Monday, December 2, 2013

Breath as Beloved: Pranayama





Breathing is about as intimate as it gets.  Every cell of the body requires breath for what is called cellular respiration – taking in oxygen and releasing carbon dioxide.  We take in air - our atmosphere – into our cells.  The pathway is a bit complex if you stop to notice it:  from the nose to the pharynx to the larynx to the trachea and into the lungs to the pulmonary capillaries to the heart to the aorta and finally to the individual cells.  And of course, it is reversed for the carbon dioxide.  All of this we do all the time without necessarily noticing.  In pranayama we practice noticing. 

A poem by Jane Kenyon:

In and Out

The dog searches until he finds me
upstairs, lies down with a clatter
of elbows, puts his head on my foot.

Sometimes the sound of his breathing
saves my life – in and out, in
and out; a pause, a long sigh…

Recently, I shared a room with someone.  At 4:30am as I lay awake I listened to my roommate breathing.  The sound of breath, another’s breath, my own breath, in the quiet of the early morning, felt as if I was listening to the earth breathing, or perhaps the universe.

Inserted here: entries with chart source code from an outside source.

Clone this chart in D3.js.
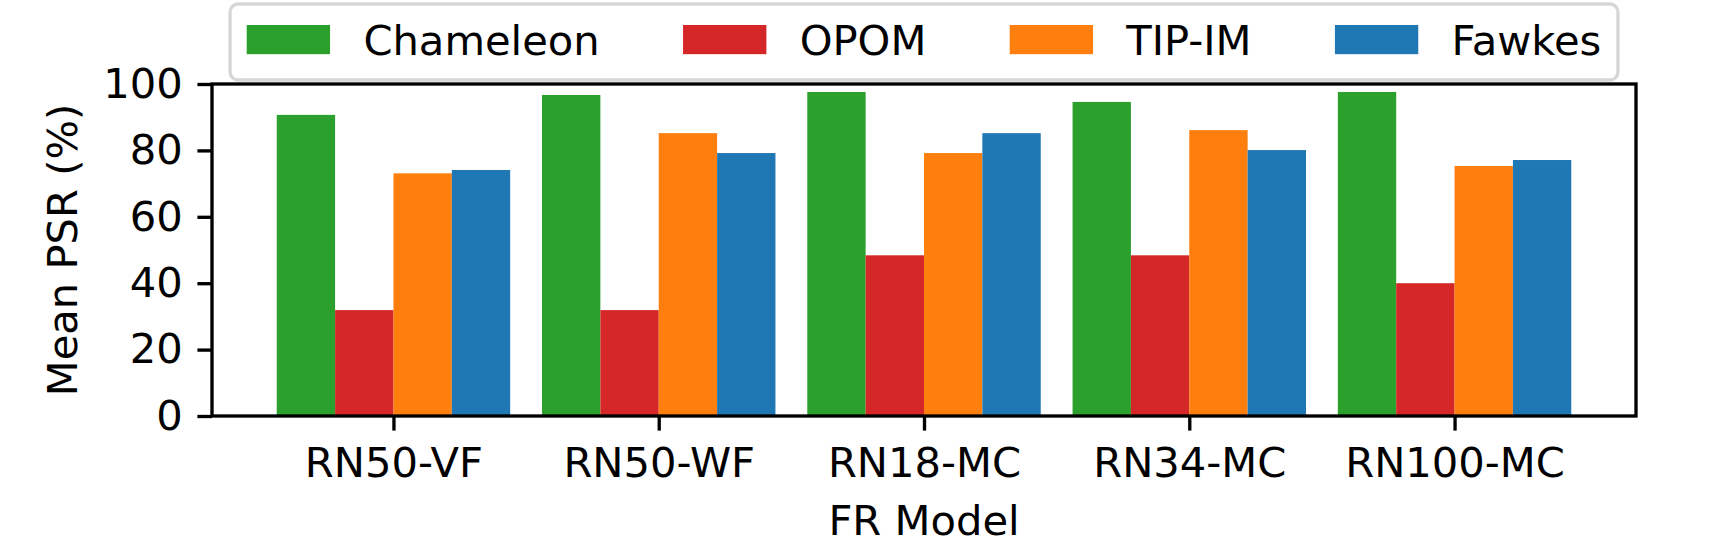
<!DOCTYPE html>
<html>
<head>
<meta charset="utf-8">
<script src="https://cdn.jsdelivr.net/npm/d3@7"></script>
<style>
  body { margin: 0; background: #fff; }
  text { font-family: "DejaVu Sans", sans-serif; }
</style>
</head>
<body>
<svg id="chart"></svg>
<script>
// Data
const models = ["RN50-VF", "RN50-WF", "RN18-MC", "RN34-MC", "RN100-MC"]
const methods = ["Chameleon", "OPOM", "TIP-IM", "Fawkes"]
const chameleon = [90.7, 96.7, 97.6, 94.6, 97.6]
const opom = [31.9, 31.9, 48.4, 48.4, 40.0]
const tipim = [73.1, 85.2, 79.2, 86.1, 75.3]
const fawkes = [74.1, 79.2, 85.2, 80.1, 77.1]
const yTicks = [0, 20, 40, 60, 80, 100]

const series = [chameleon, opom, tipim, fawkes]
const colors = ["#2ca02c", "#d62728", "#ff7f0e", "#1f77b4"]

const width = 1710
const height = 541
const fs = 41.67          // 10pt at 300 dpi
const lw = 3.33           // 0.8pt
const tick = 14.6         // 3.5pt
const margin = { left: 212, right: 74, top: 84, bottom: 125 }

const svg = d3.select("#chart")
  .attr("width", width)
  .attr("height", height)

const barW = 0.22
const half = barW * series.length / 2
const pad = 0.05 * (models.length - 1 + 2 * half)

const x = d3.scaleLinear()
  .domain([-half - pad, models.length - 1 + half + pad])
  .range([margin.left, width - margin.right])

const y = d3.scaleLinear()
  .domain([0, 100])
  .range([height - margin.bottom, margin.top])

// Bars
const rows = []
series.forEach((vals, s) => vals.forEach((v, i) => rows.push({ s, i, v })))

svg.append("g")
  .selectAll("rect")
  .data(rows)
  .join("rect")
    .attr("x", d => x(d.i - half + d.s * barW))
    .attr("width", d => x(barW) - x(0))
    .attr("y", d => y(d.v))
    .attr("height", d => y(0) - y(d.v))
    .attr("fill", d => colors[d.s])

// Axes
svg.append("g")
  .attr("transform", `translate(${margin.left},0)`)
  .call(d3.axisLeft(y).tickValues(yTicks).tickSize(tick).tickPadding(tick))
  .call(g => g.select(".domain").remove())
  .call(g => g.selectAll(".tick line").attr("stroke", "#000").attr("stroke-width", lw))
  .call(g => g.selectAll(".tick text")
    .attr("font-size", fs)
    .attr("font-family", "DejaVu Sans")
    .attr("fill", "#000"))

svg.append("g")
  .attr("transform", `translate(0,${y(0)})`)
  .call(d3.axisBottom(x).tickValues(d3.range(models.length)).tickFormat(i => models[i])
    .tickSize(tick).tickPadding(tick))
  .call(g => g.select(".domain").remove())
  .call(g => g.selectAll(".tick line").attr("stroke", "#000").attr("stroke-width", lw))
  .call(g => g.selectAll(".tick text")
    .attr("font-size", fs)
    .attr("font-family", "DejaVu Sans")
    .attr("fill", "#000")
    .attr("dy", "0.76em"))

// Frame drawn on top of bars
svg.append("rect")
  .attr("x", margin.left)
  .attr("y", margin.top)
  .attr("width", width - margin.right - margin.left)
  .attr("height", y(0) - margin.top)
  .attr("fill", "none")
  .attr("stroke", "#000")
  .attr("stroke-width", lw)

// Axis titles
svg.append("text")
  .attr("transform", `translate(77,${(margin.top + y(0)) / 2}) rotate(-90)`)
  .attr("text-anchor", "middle")
  .attr("font-size", fs)
  .text("Mean PSR (%)")

svg.append("text")
  .attr("x", (margin.left + width - margin.right) / 2)
  .attr("y", 535)
  .attr("text-anchor", "middle")
  .attr("font-size", fs)
  .text("FR Model")

// Legend, laid out like matplotlib (ncol = 4)
const handleW = 2 * fs, handleH = 0.7 * fs
const textPad = 0.8 * fs, colSpace = 2 * fs, borderPad = 0.4 * fs
const legend = svg.append("g")
const box = legend.append("rect")

const items = legend.selectAll("g")
  .data(methods)
  .join("g")

items.append("rect")
  .attr("width", handleW)
  .attr("height", handleH)
  .attr("y", 25)
  .attr("fill", (d, i) => colors[i])

items.append("text")
  .attr("x", handleW + textPad)
  .attr("y", 55)
  .attr("font-size", fs)
  .text(d => d)

const widths = items.nodes().map(n => handleW + textPad + n.querySelector("text").getComputedTextLength())
const legendW = d3.sum(widths) + colSpace * (methods.length - 1) + 2 * borderPad
const legendX = (margin.left + width - margin.right) / 2 - legendW / 2

let cx = legendX + borderPad
items.each(function (d, i) {
  d3.select(this).attr("transform", `translate(${cx},0)`)
  cx += widths[i] + colSpace
})

box.attr("x", legendX)
  .attr("y", 4)
  .attr("width", legendW)
  .attr("height", 76)
  .attr("rx", 8)
  .attr("fill", "#fff")
  .attr("stroke", "#d6d6d6")
  .attr("stroke-width", lw)
</script>
</body>
</html>
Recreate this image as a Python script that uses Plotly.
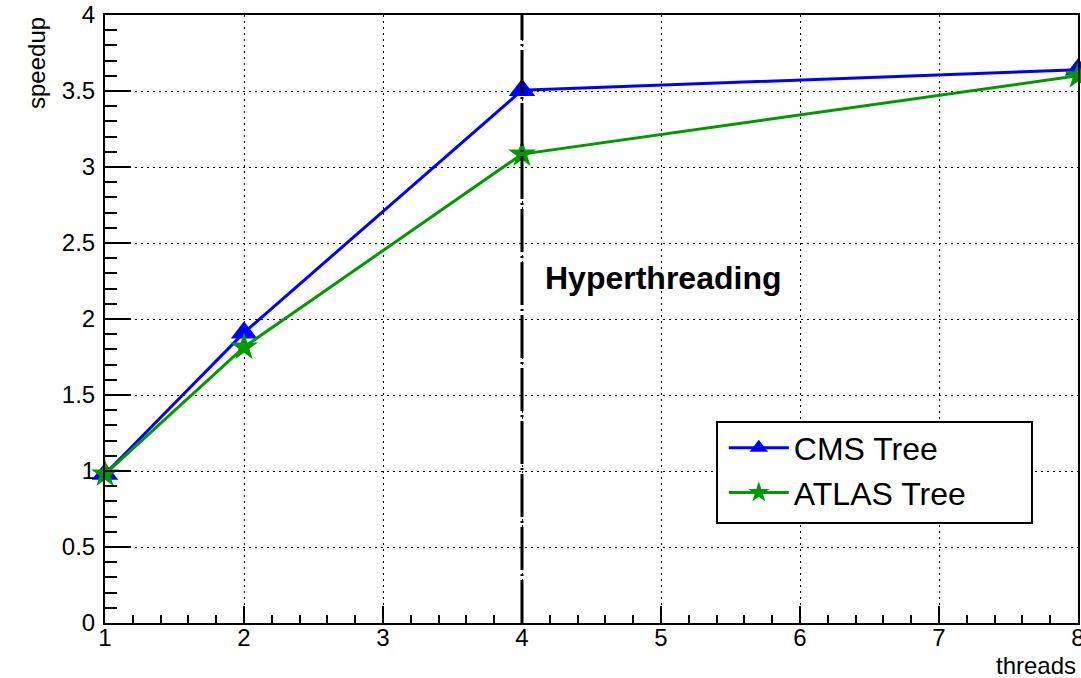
import plotly.graph_objects as go

threads = [1, 2, 4, 8]
cms_speedup = [0.98, 1.91, 3.505, 3.64]
atlas_speedup = [0.98, 1.815, 3.085, 3.60]
hyperthreading_x = 4
x_ticks = [1, 2, 3, 4, 5, 6, 7, 8]
y_ticks = [0, 0.5, 1, 1.5, 2, 2.5, 3, 3.5, 4]
y_tick_labels = ["0", "0.5", "1", "1.5", "2", "2.5", "3", "3.5", "4"]

FONT = "Liberation Sans, Arial, Helvetica, sans-serif"

fig = go.Figure()

fig.add_trace(go.Scatter(
    x=threads, y=cms_speedup, name="CMS Tree", mode="lines+markers",
    line=dict(color="#0000ff", width=3),
    marker=dict(symbol="triangle-up", size=23, color="#0000ff"),
    cliponaxis=False,
))
fig.add_trace(go.Scatter(
    x=threads, y=atlas_speedup, name="ATLAS Tree", mode="lines+markers",
    line=dict(color="#009a00", width=3),
    marker=dict(symbol="star", size=21, color="#009a00"),
    cliponaxis=False,
))

fig.add_shape(type="line", xref="x", yref="y",
              x0=hyperthreading_x, x1=hyperthreading_x, y0=y_ticks[0], y1=y_ticks[-1],
              line=dict(color="black", width=3, dash="43px,4px,2px,4px"))

# legend frame box
fig.add_shape(type="rect", xref="paper", yref="paper",
              x0=0.629, x1=0.9527, y0=0.1645, y1=0.3306,
              line=dict(color="black", width=2), fillcolor="white", layer="above")

fig.add_annotation(x=hyperthreading_x + 0.15, y=2.27, xref="x", yref="y",
                   text="<b>Hyperthreading</b>", showarrow=False,
                   xanchor="left", yanchor="middle",
                   font=dict(family=FONT, size=32, color="black"))

fig.add_annotation(x=0, y=1, xref="paper", yref="paper", text="speedup",
                   textangle=-90, showarrow=False, xanchor="center", yanchor="top",
                   xshift=-69, font=dict(family=FONT, size=24, color="black"))
fig.add_annotation(x=1, y=0, xref="paper", yref="paper", text="threads",
                   showarrow=False, xanchor="right", yanchor="top",
                   yshift=-27, font=dict(family=FONT, size=24, color="black"))

axis_common = dict(
    showline=True, linecolor="black", linewidth=2, mirror=True,
    showgrid=True, gridcolor="black", gridwidth=1, griddash="2px,4px",
    zeroline=False, ticks="inside", tickcolor="black", tickwidth=2,
    ticklabeloverflow="allow", automargin=False,
    tickfont=dict(family=FONT, size=24, color="black"),
)

fig.update_xaxes(range=[1, 8], tickvals=x_ticks, ticklen=17, ticklabelstandoff=-8,
                 minor=dict(dtick=0.2, ticks="inside", ticklen=8, tickcolor="black",
                            tickwidth=2, showgrid=False),
                 **axis_common)
fig.update_yaxes(range=[0, 4], tickvals=y_ticks, ticktext=y_tick_labels, ticklen=26,
                 ticklabelstandoff=3,
                 minor=dict(dtick=0.1, ticks="inside", ticklen=12, tickcolor="black",
                            tickwidth=2, showgrid=False),
                 **axis_common)

fig.update_layout(
    width=1081, height=678,
    margin=dict(l=105, r=3, t=15, b=55, autoexpand=False),
    paper_bgcolor="white", plot_bgcolor="white",
    font=dict(family=FONT, color="black"),
    legend=dict(x=0.636, y=0.333, xanchor="left", yanchor="top",
                borderwidth=0, bgcolor="rgba(0,0,0,0)", itemwidth=60,
                font=dict(family=FONT, size=32, color="black")),
)

fig.write_html(
    "out.html",
    config={"displayModeBar": False},
    post_script="document.body.style.margin='0';document.body.style.overflow='hidden';",
)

The yogis have paid a lot of attention to breathing. Breath and consciousness, they said, are two sides of the same coin.  Changing our breath through pranayama will inevitably change who we are.[1] To state the obvious, breath is life.  The yogis however, went farther in their investigations.  Breathing, they suggest, is our vehicle to touching prana, the “subtle energy that pervades every corner of the universe.”[2] The old yoga guides said that: “just as each of us breathes along and so lives in and through prana, so, too, does the entire universe.”[3]  This is undifferentiated cosmic prana or first prana.  This prana is intelligence and creativity.  Cosmic prana is also considered by some of the old guides as the source of everything.  It links us to the essence of our lives. 

After watching a cosmology course with my brain group I have been asking myself how one might tap into the amazing energy that is clearly present in the universe.  Scientists have been attempting this for a long time, of course, with technology and we consequently have nuclear energy and nuclear weapons that could destroy us all.  My musings have been much more modest and low tech.  I have wondered if the yogis might not have been on to something about tapping into the energy of the universe with the practice of pranayama.    

Thanks initially to Rodney Yee, who taught early morning pranayama at all of the five week long teacher trainings I attended very soon after I began practicing asana, I have always included some pranayama in my morning practice.  At times however, it has felt laborious and boring.  Over the last few years as I dropped increasingly into a place of feeling depleted in energy, I have been drawn back to a curiosity around pranayama, like a wounded animal searching for some kind of solace when I could not continue the vigorous asana practice I had been accustomed to.  The two times I have now attended Patricia Walden in Durango, CO, the highlight of the week has been the afternoon pranayama practice.  This last year she told me clearly that it is my energy body rather than my physical body that is depleted and I need to spend more time with pranayama – confirming the direction I was already going.  

And so I have spent more time in this most mysterious of practices – pranayama. 
And so I have fallen in love. 
And so my breath has become my beloved. 
And so my breath has become an opening to what the yogis call cosmic breath.
And so there have been times when I have tasted sweetness of something there are not words for. 
    
Ah but one must be careful:  “Just as lions, elephants and tigers are gradually controlled, so the prana is controlled through practice.  Otherwise the practitioner is destroyed.  By proper practice of pranayama, all diseases are eradicated.  Through improper practice, all diseases can arise.”[4]

Breath is air and air is wind.  There is a grandfather Medicine Man in a movie I quite love, Thunderhart.  The grandfather says, “Listen to the wind.”  I listen to the wind when I remember to do so.  Yesterday I could hear winter in the mountains when the wind was blowing.  It has a distinct sound.  When I hear winter in the mountains riding on the wind I remember sitting beside Pear Lake at 10,000ft in August and I am glad there are places in the mountains that close their doors to humans for part of the year. 

Listen to the wind. 
Listen to your breath. 
“Watch the wind to handle the sail.”[5]

Breathing is about as intimate as it gets.  Breath has the potential to open us to the Beloved.  The Beloved is the mystery in the ordinary – what we do all the time unconsciously.  The ordinary becomes the Sacred when we notice.    

In the name of the air,
The breeze
And the wind,
May our souls
Stay in rhythm
With eternal
Breath.
       -- excerpted from “In Praise of Air” by John O’Donohue





[1] Rosen, Richard, The Yoga of Breath, (Shambala: 2002) p. 20.
[2] Ibid p. 18.
[3] Ibid.
[4] Svatmarama, Hatha-Yoga-Pradipika, quoted in Rosen, Richard, p. 1.
[5] Chan Sayings, from Prajna Yoga Immersion at Esalen, 2013 with Tias Little, Brenda Proudfoot and Djuna Mascall.